AJ - Por que o senhor evita qualificar-se como pessimista?

JS - Porque eu não sou pessimista, apenas observo a realidade. É só olhar o mundo e ver o que está acontecendo, ver o desespero de milhões de pessoas que vivem miseravelmente. Aparentemente existe o protótipo do mundo feliz, porém feliz para poucos. O mundo é um pesadelo e poderia não sê-lo, porque existem muitas formas de contornar essa situação.

AJ - Mas a sua literatura é considerada pessimista.

JS - Não gosto de discutir esse conceito, não leva a nada. Não existe o pessimismo puro, da mesma maneira que não existe o otimismo puro. O que posso dizer é que não sou pessimista, apenas tenho uma visão do mundo bastante pessimista.

AJ - Crer que a literatura pode ajudar a humanidade?

JS - A literatura pode muito pouco. Não vamos embarcar em ilusões, no otimismo. Ajudar a humanidade? Não sei se a humanidade quer ser ajudada. Mas a missão do escritor, se existe alguma, é não calar-se, que deveria ser a missão de todas as consciências.
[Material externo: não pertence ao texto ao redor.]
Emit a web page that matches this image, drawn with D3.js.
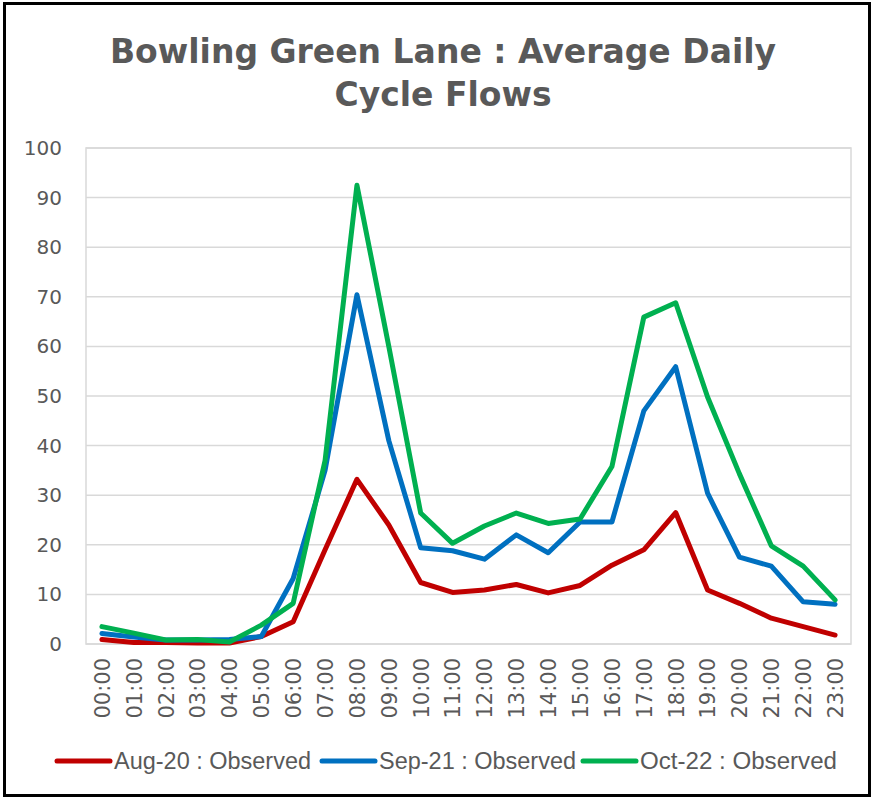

AJ - A sua criação não é fácil. Como acredita que as pessoas mais simples intelectualmente podem captá-la?

JS - A idéia não é procurar escrever pensando que todo mundo vai compreender sua literatura. O problema não está em levar os livros para a gente mais simples; está em que cada um de nós faça da melhor maneira possível aquilo que sabemos. Seria um erro fazê-lo pior, podendo fazê-lo melhor. A criação de um autor deve estar ao alcance de todas as pessoas, para que elas procurem e possam entendê-la. O caminho é a cultura ao alcance de todos. Sei que há livros meus que muita gente não entende, e tenho que declarar, muito humildemente, que há livros que não entendo, que também não estão ao meu alcance.

AJ - Como o senhor definiria a novela, talvez o gênero literário que mais trabalhe?

JS - Faço novela porque não aprendi a escrever ensaios. Eu não tenho imaginação. A novela, como eu a vejo, mudou muito, não é mais como as magníficas novelas do passado que contavam histórias sobre a vida das pessoas. Vejo a novela não como um gênero literário, mas um espaço criativo onde devem estar o ensaio, o drama, a filosofia, a ciência. É preciso transformar a novela num depósito da sabedoria humana.

AJ - Mas este é um conceito antigo.

JS - Talvez, mas que teve a sua meta desviada. Nas minhas novelas, tenho a história que quero contar, limitada ao essencial. Logo, sem perceber, entro com uma reflexão ensaísta ou filosófica, deixando o narrador ou os personagens de lado por instantes. E o autor fala sem estar previsto inicialmente.

AJ - Esse autor que fala confunde-se com o narrador?

JS - Eu não acredito no narrador, ele não existe, é uma invenção. O que está no texto é um senhor que se chama autor e nada mais, muitas vezes fingindo que é o narrador.

AJ - Camilo José Cela declarou numa entrevista que, ao ganhar o Nobel, é preciso muita força e saúde para não esgotar-se completamente.

JS - É verdade. Fiquei muito cansado. Não fazia outra coisa senão viajar. Foram muitos congressos, entrevistas, lançamentos, apresentações, doutoramentos honoris causa. O próprio Cela já havia me avisado que o ano imediato ao prêmio é perdido. Mas não me queixo.

AJ - A cultura se move muito por modas. Quando pensamos que os brasileiros estão interessados na literatura portuguesa, como é o caso da sua obra e da de Lobo Antunes, não estaremos dando importância a algo passageiro?

JS - As modas não são negativas. Sem moda seguiríamos como antes. É bom que surja algo diferente, mesmo efêmero. Algo sempre permanece. Inclusive falando de autores que estão na moda. Se com a moda da literatura portuguesa, que você disse que existe no Brasil e eu não creio muito, passamos a vender um pouco mais, já é bastante interessante.

AJ - Saramago não é o seu verdadeiro sobrenome?

JS - Eu fui o primeiro Saramago da família, porque o empregado do registro civil fez uma pequena confusão. Sou um Souza. Saramago é uma planta que nos tempos da minha infância, e antes, as pessoas da minha aldeia, em épocas de crises, digamos, comiam saramagos. Gosto do meu sobrenome, não queria ser chamado de José de Souza.

AJ - Por que escreve dia após dia?

JS - Eu vivo desassossegado, escrevo para desassossegar. Não desejo abandonar-me a comodidade existencial. Mas o que procuro saber com a minha escrita, no fundo, é essa coisa tão simples e que não tem resposta: quem somos? Porém, quando esgotar o que tenho que dizer, terei a sensatez de não escrever mais.